Written problem:
In this exercise, reproduce all the entries that follow exactly.

Record list:

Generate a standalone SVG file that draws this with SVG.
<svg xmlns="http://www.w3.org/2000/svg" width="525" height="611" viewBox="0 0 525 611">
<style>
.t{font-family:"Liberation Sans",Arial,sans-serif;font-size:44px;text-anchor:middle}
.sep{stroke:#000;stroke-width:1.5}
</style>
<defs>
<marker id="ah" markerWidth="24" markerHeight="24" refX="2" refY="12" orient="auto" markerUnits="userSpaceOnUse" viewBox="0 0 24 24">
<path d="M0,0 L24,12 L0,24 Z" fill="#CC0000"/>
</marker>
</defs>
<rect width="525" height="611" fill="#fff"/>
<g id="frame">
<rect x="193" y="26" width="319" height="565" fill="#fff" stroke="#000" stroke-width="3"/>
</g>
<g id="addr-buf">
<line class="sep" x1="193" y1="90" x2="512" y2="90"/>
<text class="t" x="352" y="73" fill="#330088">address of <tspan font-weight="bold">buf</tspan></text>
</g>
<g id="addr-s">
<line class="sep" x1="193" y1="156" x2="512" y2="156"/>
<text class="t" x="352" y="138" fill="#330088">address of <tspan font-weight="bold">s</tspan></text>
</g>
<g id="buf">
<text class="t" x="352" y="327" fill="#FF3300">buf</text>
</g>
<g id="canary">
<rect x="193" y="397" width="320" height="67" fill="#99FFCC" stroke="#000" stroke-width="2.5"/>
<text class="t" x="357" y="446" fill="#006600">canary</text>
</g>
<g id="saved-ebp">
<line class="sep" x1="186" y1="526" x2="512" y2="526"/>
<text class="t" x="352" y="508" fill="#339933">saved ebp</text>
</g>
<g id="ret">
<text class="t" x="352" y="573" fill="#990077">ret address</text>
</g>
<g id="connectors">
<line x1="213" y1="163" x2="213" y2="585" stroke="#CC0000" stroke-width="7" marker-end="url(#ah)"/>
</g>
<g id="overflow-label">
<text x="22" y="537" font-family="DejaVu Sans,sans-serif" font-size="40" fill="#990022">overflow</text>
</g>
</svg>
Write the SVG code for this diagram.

Solution to the exercise:
Generate a standalone SVG file that draws this with SVG.
<svg xmlns="http://www.w3.org/2000/svg" width="525" height="611" viewBox="0 0 525 611">
<style>
.t{font-family:"Liberation Sans",Arial,sans-serif;font-size:44px;text-anchor:middle}
.sep{stroke:#000;stroke-width:1.5}
</style>
<defs>
<marker id="ah" markerWidth="24" markerHeight="24" refX="2" refY="12" orient="auto" markerUnits="userSpaceOnUse" viewBox="0 0 24 24">
<path d="M0,0 L24,12 L0,24 Z" fill="#CC0000"/>
</marker>
</defs>
<rect width="525" height="611" fill="#fff"/>
<g id="frame">
<rect x="193" y="26" width="319" height="565" fill="#fff" stroke="#000" stroke-width="3"/>
</g>
<g id="addr-buf">
<line class="sep" x1="193" y1="90" x2="512" y2="90"/>
<text class="t" x="352" y="73" fill="#330088">address of <tspan font-weight="bold">buf</tspan></text>
</g>
<g id="addr-s">
<line class="sep" x1="193" y1="156" x2="512" y2="156"/>
<text class="t" x="352" y="138" fill="#330088">address of <tspan font-weight="bold">s</tspan></text>
</g>
<g id="buf">
<text class="t" x="352" y="327" fill="#FF3300">buf</text>
</g>
<g id="canary">
<rect x="193" y="397" width="320" height="67" fill="#99FFCC" stroke="#000" stroke-width="2.5"/>
<text class="t" x="357" y="446" fill="#006600">canary</text>
</g>
<g id="saved-ebp">
<line class="sep" x1="186" y1="526" x2="512" y2="526"/>
<text class="t" x="352" y="508" fill="#339933">saved ebp</text>
</g>
<g id="ret">
<text class="t" x="352" y="573" fill="#990077">ret address</text>
</g>
<g id="connectors">
<line x1="213" y1="163" x2="213" y2="585" stroke="#CC0000" stroke-width="7" marker-end="url(#ah)"/>
</g>
<g id="overflow-label">
<text x="22" y="537" font-family="DejaVu Sans,sans-serif" font-size="40" fill="#990022">overflow</text>
</g>
</svg>
Write the SVG code for this diagram.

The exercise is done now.